Amsterdam: Continuano le proteste a sostegno della palestina. Scontri con la polizia
Sono andate avanti tutto il weekend le proteste studentesche pro-Palestina, iniziate una settimana fa nella capitale dei Paesi Bassi. Scontri tra polizia e manifestanti
di Alessandro De Pascale da il manifesto
Sono andate avanti tutto il weekend le proteste studentesche pro-Palestina, iniziate una settimana fa nella capitale dei Paesi Bassi. Alle undici di ieri mattina, studenti, docenti e dipendenti del campus Roeterseiland dell’Universiteit van Amsterdam (UvA), la principale dei tre atenei cittadini, situato in pieno centro, hanno manifestato durante quello che hanno chiamato lo “sciopero nazionale”.Una protesta indetta contro i violenti sgomberi degli accampamenti universitari pro-Palestina della scorsa settimana.
La richiesta rivolta alle Università è sempre la stessa: “Smettere di collaborare con aziende e istituzioni che facilitano la violenza, il genocidio, l’apartheid e la violenza coloniale in Palestina e nella Striscia di Gaza”. Oltre che rescindere i contratti con le aziende che ne beneficiano.
“Istanze quasi impossibili da discutere”, secondo il Rettore Peter-Paul Verbeek. Il quale ribadendo che “non si può pernottare all’università”, ha chiesto l’intervento dell’amministrazione cittadina e quindi di procura e forze dell’ordine. Sul piatto anche il clima di insicurezza che si sarebbe generato per gli studenti ebrei dell’ateneo. Intanto, nell’atrio del campus Roeterseiland dell’Universiteit van Amsterdam (UvA), i manifestanti portavano via di tutto.
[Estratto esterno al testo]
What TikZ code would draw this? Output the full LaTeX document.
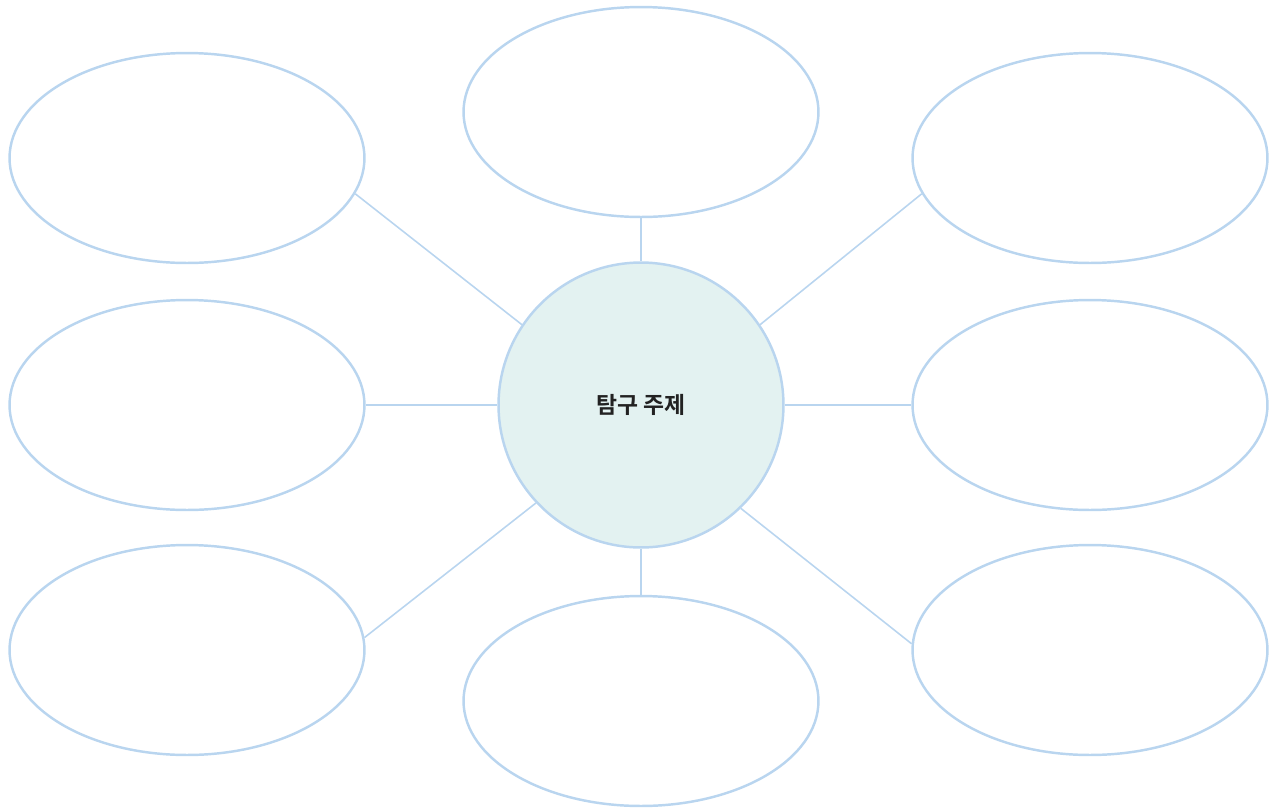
\documentclass[tikz,border=0pt]{standalone}
\usepackage{fontspec}
\newfontfamily\krfont{Noto Sans CJK KR Bold}
\usepackage{tikz}
\usetikzlibrary{shapes.geometric}

\definecolor{lineblue}{HTML}{B9D5EF}
\definecolor{topicfill}{HTML}{E3F2F1}
\definecolor{topictext}{HTML}{222222}

\tikzset{
    bubble/.style={ellipse, draw=lineblue, line width=1.4pt, inner sep=0pt,
        minimum width=7.1cm, minimum height=4.2cm},
    topic/.style={circle, draw=lineblue, fill=topicfill, line width=1.4pt,
        inner sep=0pt, minimum size=5.7cm, text=topictext},
    link/.style={draw=lineblue, line width=0.9pt}
}

\begin{document}
\begin{tikzpicture}[x=0.02cm,y=-0.02cm]
    \useasboundingbox (0,0) rectangle (1276,809);

    \node[topic] (topic) at (641,405) {\krfont\fontsize{13}{15}\selectfont 탐구 주제};

    \node[bubble] (tl) at (187,158) {};
    \node[bubble] (tm) at (641,112) {};
    \node[bubble] (tr) at (1090,158) {};
    \node[bubble] (ml) at (187,405) {};
    \node[bubble] (mr) at (1090,405) {};
    \node[bubble] (bl) at (187,650) {};
    \node[bubble] (bm) at (641,701) {};
    \node[bubble] (br) at (1090,650) {};

    % spokes
    \draw[link] (tl.-12) -- (topic.146);
    \draw[link] (tm.south) -- (topic.north);
    \draw[link] (tr.192) -- (topic.34);
    \draw[link] (ml.east) -- (topic.west);
    \draw[link] (topic.east) -- (mr.west);
    \draw[link] (bl.4) -- (topic.-137);
    \draw[link] (topic.south) -- (bm.north);
    \draw[link] (br.178) -- (topic.-46);
\end{tikzpicture}
\end{document}
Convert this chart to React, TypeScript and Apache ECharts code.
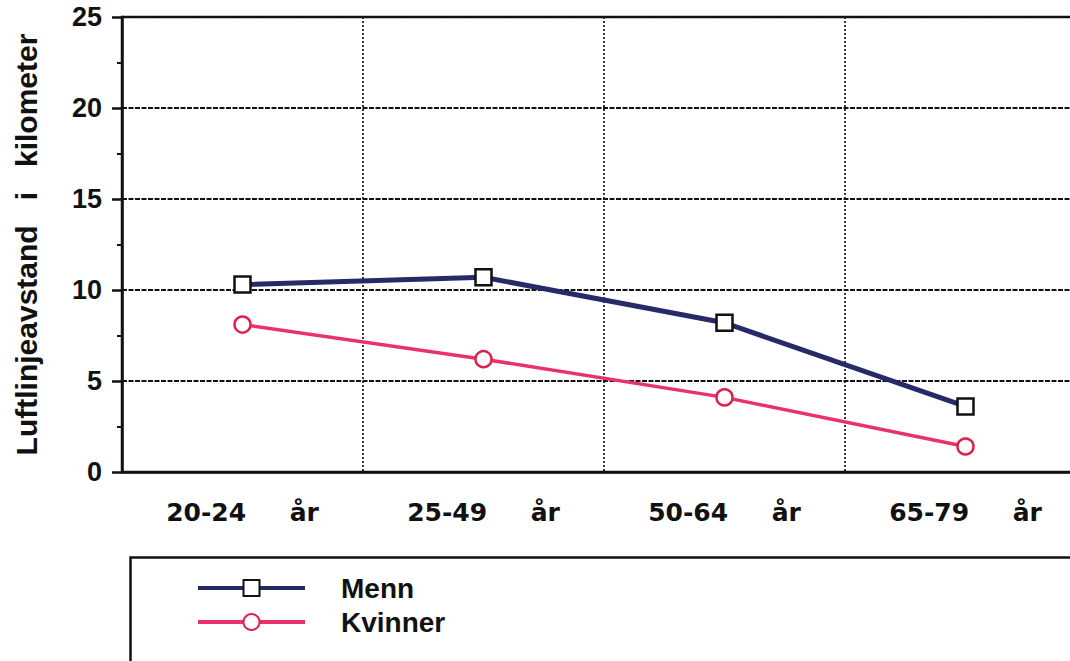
import React, { useEffect, useRef } from "react";
import * as echarts from "echarts";

const categories = ["20-24\u00a0\u00a0\u00a0\u00a0\u00a0år", "25-49\u00a0\u00a0\u00a0\u00a0\u00a0år", "50-64\u00a0\u00a0\u00a0\u00a0\u00a0år", "65-79\u00a0\u00a0\u00a0\u00a0\u00a0år"];
const menn = [10.3, 10.7, 8.2, 3.6];
const kvinner = [8.1, 6.2, 4.1, 1.4];
const yAxisName = "Luftlinjeavstand\u00a0\u00a0\u00a0i\u00a0\u00a0\u00a0kilometer";

const FONT = "'Liberation Sans', Arial, sans-serif";
const XFONT = "'DejaVu Sans', sans-serif";

export default function App() {
  const ref = useRef<HTMLDivElement>(null);
  useEffect(() => {
    document.body.style.margin = "0";
    document.body.style.overflow = "hidden";
    const chart = echarts.init(ref.current!, undefined, { renderer: "svg" });
    chart.setOption({
      animation: false,
      backgroundColor: "#ffffff",
      grid: {
        left: 122,
        top: 17,
        right: 0,
        bottom: 189,
        show: true,
        borderColor: "#111",
        borderWidth: 2.5,
      },
      legend: {
        orient: "vertical",
        left: 191,
        top: 569,
        itemWidth: 107,
        itemHeight: 20,
        itemGap: 6,
        data: ["Menn", "Kvinner"],
        lineStyle: { width: 4 },
        textStyle: {
          fontFamily: FONT,
          fontWeight: "bold",
          fontSize: 28,
          color: "#111",
          padding: [0, 0, 0, 31],
        },
      },
      xAxis: {
        type: "category",
        data: categories,
        boundaryGap: true,
        axisLine: { show: true, lineStyle: { color: "#111", width: 2.5 } },
        axisTick: { show: false },
        axisLabel: {
          margin: 28,
          fontFamily: XFONT,
          fontWeight: "bold",
          fontSize: 25,
          color: "#111",
        },
        splitLine: {
          show: true,
          lineStyle: { color: "#222", width: 1.8, type: [2, 2] },
        },
      },
      yAxis: {
        type: "value",
        min: 0,
        max: 25,
        interval: 5,
        name: yAxisName,
        nameLocation: "middle",
        nameGap: 81,
        nameTextStyle: {
          fontFamily: FONT,
          fontWeight: "bold",
          fontSize: 30,
          color: "#111",
        },
        axisLine: { show: true, lineStyle: { color: "#111", width: 2.5 } },
        axisTick: { show: true, inside: false, length: 10, lineStyle: { color: "#111", width: 2.5 } },
        minorTick: { show: true, splitNumber: 2, length: 5, lineStyle: { color: "#111", width: 2 } },
        axisLabel: {
          margin: 20,
          fontFamily: FONT,
          fontWeight: "bold",
          fontSize: 27,
          color: "#111",
        },
        splitLine: {
          show: true,
          lineStyle: { color: "#111", width: 1.8, type: [5, 1.5] },
        },
      },
      graphic: [
        {
          type: "rect",
          left: 128,
          top: 555,
          shape: { width: 1000, height: 200 },
          style: { fill: "none", stroke: "#111", lineWidth: 2.5 },
          z: 10,
        },
      ],
      series: [
        {
          name: "Menn",
          type: "line",
          data: menn,
          symbol: "rect",
          symbolSize: 16,
          color: "#262a66",
          lineStyle: { color: "#262a66", width: 5 },
          itemStyle: { color: "#ffffff", borderColor: "#111", borderWidth: 2.5 },
          z: 3,
        },
        {
          name: "Kvinner",
          type: "line",
          data: kvinner,
          symbol: "circle",
          symbolSize: 16,
          color: "#e8336a",
          lineStyle: { color: "#e8336a", width: 3.5 },
          itemStyle: { color: "#ffffff", borderColor: "#e0204a", borderWidth: 2.5 },
          z: 3,
        },
      ],
    });
    return () => chart.dispose();
  }, []);
  return <div ref={ref} style={{ width: 1086, height: 661 }} />;
}
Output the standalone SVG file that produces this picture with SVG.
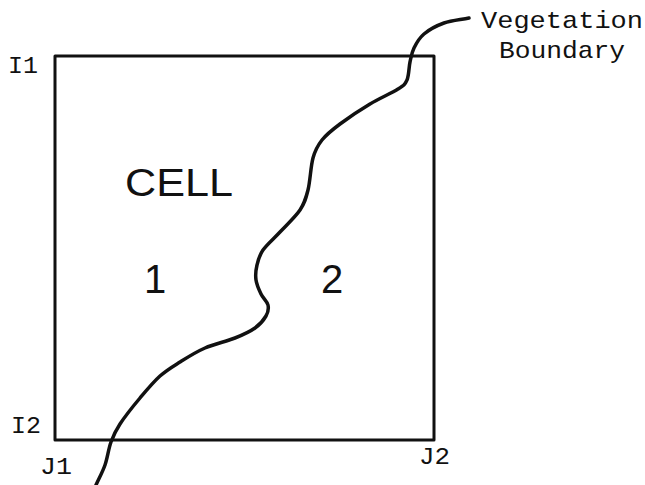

Armadi, tavoli, sedie e fioriere della mensa formavano barricate per impedire l’ingresso alla polizia. Verso le 15, con le ruspe, le forze dell’ordine in assetto antisommossa (Me) rimuovono le prime barricate. Nel weekend si erano visti manifestanti che si tuffavano nel canale adiacente per non farsi fermare. Oppure una ventina di loro che attraversano il canale su una barca, la quale a metà del percorso si ribalta facendo finire tutti in acqua. Dopo qualche bracciata a nuoto, dall’altra sponda vengono aiutati a risalire dai loro compagni. Inizia la trattativa. Da un lato i manifestanti a volto coperto, dall’altro le forze dell’ordine agli ordini del questore Janny Knol.
La proposta delle autorità è “abbandonate l’edificio volontariamente e vi lasceremo andare, stavolta senza effettuare fermi”. L’aria, anche per noi giornalisti, diventa pesante. Sulle telecamere vengono lanciate bandiere per oscurare gli obiettivi. Una barricata di due metri formata da divani, secchi della spazzatura e tavoli blocca l’ingresso principale. Lo stesso avviene alle uscite di emergenza. Adesivi coprono le telecamere della videosorveglianza interna. Nell’atrio la protesta va avanti, mentre in biblioteca c’è chi intanto prova a studiare.
Fuori, sul Weteringschan, le camionette con gli agenti della Me. Un portavoce della polizia ribadisce che l’antisommossa, reparti che nei giorni precedenti avevano sgomberato con la mano pensante gli occupanti, stavolta non entrerà. Sulle scale, sui balconi, dalle finestre, bandiere palestinesi e scritte “fuori la polizia dall’università”; “stop genocidio”; “Palestina libera”. Poco prima delle 16, la polizia entra nell’edificio in maniera pacifica per chiedere ai manifestanti di lasciare volontariamente l’ateneo. La definiscono “polizia di pace”, quella che alla fine accompagna all’uscita i dimostranti. Che si spostano nell’adiacente Oosterpark.
La sala del campus resta così vuota di persone, ma piena di mobili accatastati. Secondo l’università i danni ammontano ad 1,5 milioni di euro. Per i manifestanti la protesta andrà avanti ad oltranza. “Continueremo finché avremo un dialogo serio con l’università, fino a quando non ci priveranno del nostro diritto di protestare e negoziare” dice una ragazza a Il manifesto. La protesta intanto si è già estesa: occupazioni e sit-in anche a Eindhoven, Nijmegen, Maastricht e Groningen. Per il ministro dell’Istruzione Robbert Dijkgraaf, alla protesta hanno partecipato “rivoltosi professionisti”. Il titolare del dicastero ha poi aggiunto che non si sarebbe mai dovuta intavolare una trattativa con persone a volto coperto.